Une coopération multilatérale renforcée est indispensable pour redynamiser les échanges mondiaux. Dans un monde interconnecté, l’ouverture et le bon fonctionnement des marchés internationaux, au sein d’un système commercial mondial fondé sur des règles, constituent une source importante de prospérité à long terme dans les économies avancées comme dans les économies de marché émergentes. L’un des principaux enjeux de l’action publique consiste à trouver un juste équilibre entre la nécessité d’améliorer la résilience des chaînes de valeur mondiales et celle de ne pas réduire les gains d’efficience qui en découlent ou de ne pas perdre de vue les gains de revenu que pourrait engendrer l’abaissement des obstacles aux échanges, en particulier dans les secteurs de services.

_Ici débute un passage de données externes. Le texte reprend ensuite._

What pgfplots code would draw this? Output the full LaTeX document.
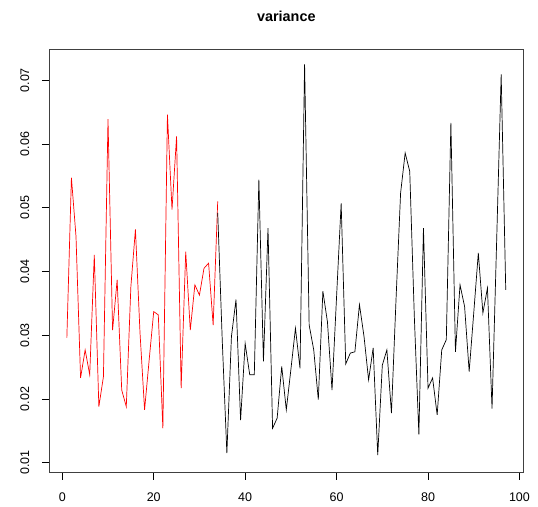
\documentclass[border=0pt]{standalone}
\usepackage{pgfplots}
\pgfplotsset{compat=1.18}
\usepackage{fontspec}
\setmainfont{Liberation Sans}
\begin{document}
\begin{tikzpicture}[x=1pt,y=1pt]
\useasboundingbox (0,0) rectangle (538,506);
\begin{axis}[
  at={(49.3pt,33.7pt)}, anchor=south west,
  scale only axis, width=474pt, height=423.3pt,
  xmin=-2.84, xmax=100.84, ymin=0.0085, ymax=0.0749,
  xtick={0,20,40,60,80,100},
  ytick={0.01,0.02,0.03,0.04,0.05,0.06,0.07},
  xtick pos=bottom, ytick pos=left,
  tick align=outside, major tick length=7.5pt,
  tick style={black, line width=0.6pt},
  axis line style={line width=0.6pt, draw=black!75},
  /pgf/number format/assume math mode=true,
  yticklabel style={/pgf/number format/.cd, fixed, fixed zerofill, precision=2, /tikz/.cd, rotate=90, anchor=south},
  xticklabel style={/pgf/number format/.cd, fixed, precision=0},
  yticklabel shift=9pt, xticklabel shift=9pt,
  tick label style={font=\fontsize{12.5}{12.5}\selectfont},
  scaled y ticks=false,
  title={variance},
  title style={font=\bfseries\fontsize{14.4}{14.4}\selectfont, at={(0.5,1)}, anchor=base, yshift=21pt},
  clip=false,
]
\addplot[red, line width=0.7pt] coordinates {
(1,0.0296) (2,0.0547) (3,0.0455) (4,0.0233) (5,0.0277) (6,0.0238) (7,0.0426) (8,0.0188) (9,0.0235) (10,0.0639)
(11,0.0308) (12,0.0387) (13,0.0214) (14,0.0188) (15,0.0376) (16,0.0466) (17,0.0304) (18,0.0183) (19,0.0261) (20,0.0337)
(21,0.0332) (22,0.0154) (23,0.0646) (24,0.0497) (25,0.0612) (26,0.0217) (27,0.0431) (28,0.0308) (29,0.0379) (30,0.0363)
(31,0.0405) (32,0.0413) (33,0.0316) (34,0.0510)
};
\addplot[black, line width=0.7pt] coordinates {
(34,0.0492) (35,0.0290) (36,0.0115) (37,0.0298) (38,0.0356) (39,0.0167) (40,0.0287)
(41,0.0238) (42,0.0238) (43,0.0544) (44,0.0259) (45,0.0468) (46,0.0154) (47,0.0170) (48,0.0251) (49,0.0183) (50,0.0246)
(51,0.0311) (52,0.0248) (53,0.0725) (54,0.0316) (55,0.0277) (56,0.0199) (57,0.0369) (58,0.0321) (59,0.0214) (60,0.0361)
(61,0.0507) (62,0.0255) (63,0.0272) (64,0.0274) (65,0.0348) (66,0.0298) (67,0.0230) (68,0.0280) (69,0.0112) (70,0.0253)
(71,0.0277) (72,0.0178) (73,0.0356) (74,0.0523) (75,0.0586) (76,0.0557) (77,0.0330) (78,0.0144) (79,0.0468) (80,0.0217)
(81,0.0233) (82,0.0175) (83,0.0277) (84,0.0293) (85,0.0633) (86,0.0274) (87,0.0379) (88,0.0345) (89,0.0243) (90,0.0335)
(91,0.0429) (92,0.0335) (93,0.0374) (94,0.0185) (95,0.0445) (96,0.0709) (97,0.0371)
};
\end{axis}
\end{tikzpicture}
\end{document}
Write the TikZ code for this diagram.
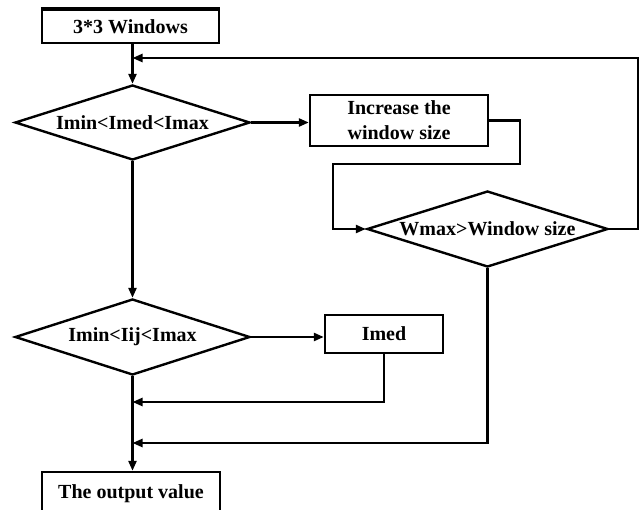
\documentclass[tikz,border=0pt]{standalone}
\usepackage{fontspec}
\setmainfont{Liberation Serif}
\usetikzlibrary{shapes.geometric,arrows.meta}

\begin{document}
\begin{tikzpicture}[x=1pt,y=-1pt,line width=2.4pt,>={Triangle[length=10pt,width=8pt]},
  box/.style={draw,rectangle,inner sep=0pt,align=center,font=\fontsize{20}{25}\selectfont\bfseries},
  test/.style={draw,diamond,aspect=3.3,inner sep=0pt,font=\fontsize{20}{25}\selectfont\bfseries}]
  \useasboundingbox (0,0) rectangle (640,509);

\node[box,minimum width=177pt,minimum height=33pt] (win) at (130.5,26.5) {3*3 Windows};
\draw[line width=4.5pt] (win.north west) -- (win.north east);

\node[test,minimum width=235pt,minimum height=75pt] (d1) at (132.5,122.5) {Imin<Imed<Imax};
\node[box,minimum width=178pt,minimum height=51pt] (inc) at (399,120.5) {Increase the\\window size};
\node[test,minimum width=241pt,minimum height=76pt] (d2) at (487.5,229) {Wmax>Window size};
\node[test,minimum width=235pt,minimum height=76pt] (d3) at (132.5,337) {Imin<Iij<Imax};
\node[box,minimum width=118pt,minimum height=38pt] (imed) at (384,334) {Imed};
\node[box,minimum width=178pt,minimum height=43pt] (out) at (131,493.5) {The output value};

\draw[->] (win.south -| d1.north) -- (d1.north);
\draw[->] (d1.east) -- (d1.east -| inc.west);
\draw[->] (inc.east) -| (520,164) -- (333,164) |- (d2.west);
\draw[->] (d2.east) -| (638,58) -- (d1.north |- 0,58);
\draw[->] (d1.south) -- (d3.north);
\draw[->] (d3.east) -- (d3.east -| imed.west);
\draw[->] (imed.south) |- (d3.south |- 0,402);
\draw[->] (d2.south) |- (d3.south |- 0,443);
\draw[->] (d3.south) -- (d3.south |- out.north);
\end{tikzpicture}
\end{document}
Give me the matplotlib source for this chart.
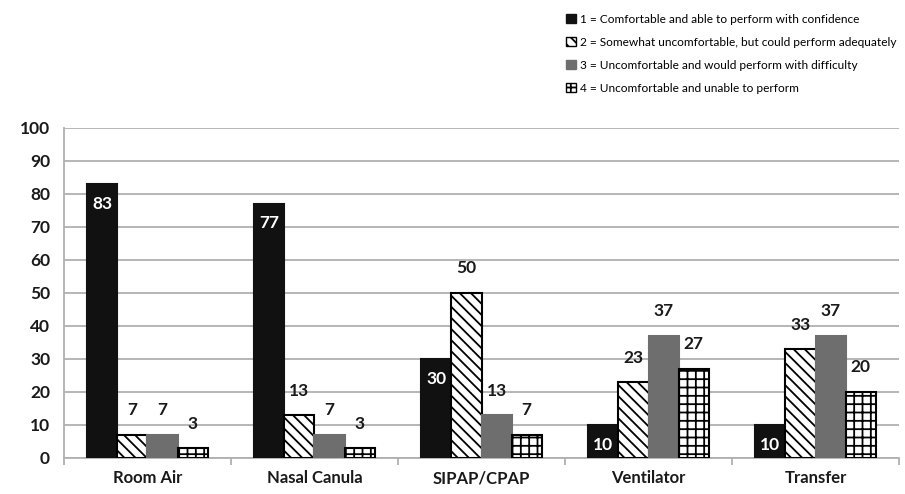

Compte tenu du déclin de la croissance économique sur le long terme et des problèmes urgents liés au vieillissement démographique, à la transition climatique et à la transformation numérique, il est impératif de mettre en œuvre des réformes structurelles ambitieuses de nature à relancer la croissance et à en améliorer la qualité. Comme le souligne l’édition 2023 d’Objectif croissance, de nouveaux efforts visant à réduire les contraintes sur les marchés de produits et du travail, à rehausser l’investissement et le taux d’activité, et à renforcer le développement des compétences permettraient d’améliorer les perspectives d’évolution de la productivité et de maximiser les gains de la transformation numérique. Il est également essentiel d’accélérer les progrès réalisés en matière de décarbonation. Accroître les investissements dans les infrastructures vertes et numériques et les aides à l’innovation, renforcer les normes pour permettre une réduction des émissions, et élargir la portée des mécanismes de tarification du carbone tout en relevant son prix sont autant de priorités essentielles de l’action publique.